WHAT IS NEEDED: Pull out every line below that contains the word "this".

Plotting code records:
----

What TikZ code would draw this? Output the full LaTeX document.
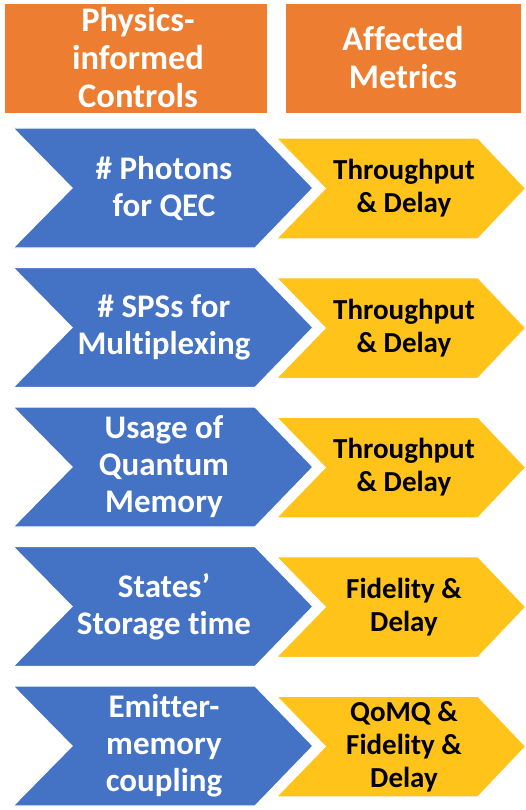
\documentclass[tikz,border=0pt]{standalone}
\usepackage{fontspec}
\setmainfont[Ligatures={NoCommon}]{Carlito}
\definecolor{hdr}{HTML}{ED7D31}
\definecolor{blu}{HTML}{4472C4}
\definecolor{yel}{HTML}{FFC31A}
\begin{document}
\begin{tikzpicture}[x=1pt,y=-1pt,
  hdrbox/.style={fill=hdr,draw=none},
  bluechev/.style={fill=blu,draw=white,line width=1.2pt,line join=miter},
  yelchev/.style={fill=yel,draw=white,line width=1.5pt,line join=miter},
  hdrtxt/.style={text=white,font=\fontsize{34.5}{38}\selectfont\bfseries,align=center},
  bluetxt/.style={text=white,font=\fontsize{33}{37}\selectfont\bfseries,align=center},
  yeltxt/.style={text=black,font=\fontsize{29}{33}\selectfont\bfseries,align=center}]
\useasboundingbox (0,0) rectangle (526,810);
\fill[white] (0,0) rectangle (526,810);
\fill[hdrbox] (5,4) rectangle (267,113);
\fill[hdrbox] (286,4) rectangle (521,113);
\node[hdrtxt] (h1) at (138,58) {Physics-\\informed\\Controls};
\node[hdrtxt] (h2) at (403,58) {Affected\\Metrics};
\foreach \i/\bt/\yt in {0/{\# Photons\\for QEC}/{Throughput\\\& Delay},
  1/{\# SPSs for\\Multiplexing}/{Throughput\\\& Delay},
  2/{Usage of\\Quantum\\Memory}/{Throughput\\\& Delay},
  3/{States'\\Storage time}/{Fidelity \&\\Delay},
  4/{Emitter-\\memory\\coupling}/{QoMQ \&\\Fidelity \&\\Delay}}{
  \pgfmathsetmacro{\t}{128+139.5*\i}
  \draw[bluechev] (13,\t) -- (255,\t) -- (313,\t+60) -- (255,\t+120) -- (13,\t+120) -- (72,\t+60) -- cycle;
  \draw[yelchev] (276,\t+10) -- (478,\t+10) -- (526,\t+60.5) -- (478,\t+111) -- (276,\t+111) -- (325,\t+60.5) -- cycle;
  \node[bluetxt] (b\i) at (164,\t+60) {\bt};
  \node[yeltxt] (y\i) at (404,\t+60.5) {\yt};
}
\end{tikzpicture}
\end{document}
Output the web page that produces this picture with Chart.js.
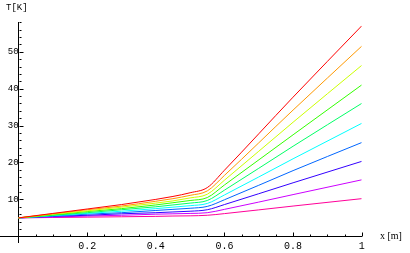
<!DOCTYPE html>
<html>
<head>
<meta charset="utf-8">
<script src="https://cdn.jsdelivr.net/npm/chart.js@4/dist/chart.umd.min.js"></script>
<style>
html,body{margin:0;padding:0;background:#fff;}
#wrap{width:410px;height:253px;position:relative;}
</style>
</head>
<body>
<div id="wrap"><canvas id="c" width="410" height="253"></canvas></div>
<script>
// x positions [m]
const xValues = [0, 0.1, 0.2, 0.3, 0.4, 0.45, 0.5, 0.55, 0.6, 0.8, 1.0];
// temperature curves T[K], top (red) to bottom (pink)
const tRed     = [5, 6.2, 7.4, 8.6, 10.0, 10.8, 11.8, 13.2, 17.9, 37.7, 57.0];
const tOrange  = [5, 6.1, 7.2, 8.2, 9.5, 10.2, 11.1, 12.3, 16.5, 34.2, 51.5];
const tYellow  = [5, 6.0, 6.9, 7.9, 9.0, 9.6, 10.4, 11.4, 15.2, 30.9, 46.3];
const tLime    = [5, 5.8, 6.7, 7.5, 8.5, 9.1, 9.7, 10.5, 13.9, 27.5, 41.0];
const tGreen   = [5, 5.7, 6.4, 7.2, 8.0, 8.5, 9.0, 9.7, 12.5, 24.4, 36.0];
const tCyan    = [5, 5.6, 6.2, 6.8, 7.5, 7.9, 8.3, 8.9, 11.2, 21.0, 30.6];
const tAzure   = [5, 5.5, 6.0, 6.4, 7.0, 7.3, 7.6, 8.1, 9.9, 17.8, 25.4];
const tBlue    = [5, 5.4, 5.7, 6.1, 6.4, 6.6, 6.8, 7.2, 8.6, 14.5, 20.3];
const tViolet  = [5, 5.2, 5.5, 5.7, 6.0, 6.1, 6.2, 6.4, 7.3, 11.3, 15.3];
const tPink    = [5, 5.1, 5.2, 5.3, 5.4, 5.5, 5.55, 5.7, 6.15, 8.2, 10.2];
const seriesList = [tRed, tOrange, tYellow, tLime, tGreen, tCyan, tAzure, tBlue, tViolet, tPink];
const seriesColors = ['#ff0000','#ff9900','#ccff00','#33ff00','#00ff66','#00ffff','#0066ff','#3300ff','#cc00ff','#ff0099'];
// tick values
const xTickVals = [0.2, 0.4, 0.6, 0.8, 1];
const yTickVals = [10, 20, 30, 40, 50];
const xMinorVals = [0.05,0.1,0.15,0.25,0.3,0.35,0.45,0.5,0.55,0.65,0.7,0.75,0.85,0.9,0.95];
const yMinorVals = [2,4,6,8,12,14,16,18,22,24,26,28,32,34,36,38,42,44,46,48,52,54,56,58];
const xAxisLabel = 'x [m]';
const yAxisLabel = 'T[K]';

const datasets = seriesList.map((s, i) => ({
  data: s.map((v, j) => ({x: xValues[j], y: v})),
  borderColor: seriesColors[i],
  borderWidth: 1,
  pointRadius: 0,
  fill: false,
  cubicInterpolationMode: 'monotone'
}));

const axesPlugin = {
  id: 'mmaAxes',
  afterDraw(chart) {
    const ctx = chart.ctx;
    const xs = chart.scales.x, ys = chart.scales.y;
    const x0 = Math.round(xs.getPixelForValue(0)) + 0.5;
    const y0 = Math.round(ys.getPixelForValue(0)) + 0.5;
    ctx.save();
    ctx.strokeStyle = '#000';
    ctx.lineWidth = 1;
    ctx.beginPath();
    xTickVals.forEach(v => { const p = Math.round(xs.getPixelForValue(v)) + 0.5; ctx.moveTo(p, y0); ctx.lineTo(p, y0 - 4); });
    xMinorVals.forEach(v => { const p = Math.round(xs.getPixelForValue(v)) + 0.5; ctx.moveTo(p, y0); ctx.lineTo(p, y0 - 2); });
    yTickVals.forEach(v => { const p = Math.round(ys.getPixelForValue(v)) + 0.5; ctx.moveTo(x0, p); ctx.lineTo(x0 + 4, p); });
    yMinorVals.forEach(v => { const p = Math.round(ys.getPixelForValue(v)) + 0.5; ctx.moveTo(x0, p); ctx.lineTo(x0 + 2, p); });
    ctx.stroke();
    ctx.fillStyle = '#000';
    ctx.font = '9px "Liberation Mono"';
    ctx.textAlign = 'left';
    ctx.textBaseline = 'middle';
    ctx.fillText(yAxisLabel, 6, 8);
    ctx.font = '10px "Liberation Serif"';
    ctx.fillText(xAxisLabel, 380, y0);
    ctx.restore();
  }
};

new Chart(document.getElementById('c'), {
  type: 'line',
  data: {datasets},
  options: {
    responsive: false,
    animation: false,
    events: [],
    layout: {padding: {left: 0, right: 48.3, top: 22.2, bottom: 8}},
    plugins: {legend: {display: false}, tooltip: {enabled: false}},
    scales: {
      x: {
        type: 'linear',
        min: -0.054, max: 1.0,
        position: {y: 0},
        afterBuildTicks: s => { s.ticks = xTickVals.map(v => ({value: v})); },
        ticks: {font: {family: 'Liberation Mono', size: 10}, color: '#000', padding: 4, maxRotation: 0, autoSkip: false,
          callback: v => (v === 1 ? '1' : v.toFixed(1))},
        grid: {display: true, drawOnChartArea: false, drawTicks: false},
        border: {display: true, color: '#000', width: 1}
      },
      y: {
        type: 'linear',
        min: -1.7, max: 58,
        position: {x: 0},
        afterBuildTicks: s => { s.ticks = yTickVals.map(v => ({value: v})); },
        ticks: {font: {family: 'Liberation Mono', size: 9}, color: '#000', padding: 5, autoSkip: false,
          callback: v => String(v)},
        grid: {display: true, drawOnChartArea: false, drawTicks: false},
        border: {display: true, color: '#000', width: 1}
      }
    }
  },
  plugins: [axesPlugin]
});
</script>
</body>
</html>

----

THE RESULT:
What TikZ code would draw this? Output the full LaTeX document.
Output the web page that produces this picture with Chart.js.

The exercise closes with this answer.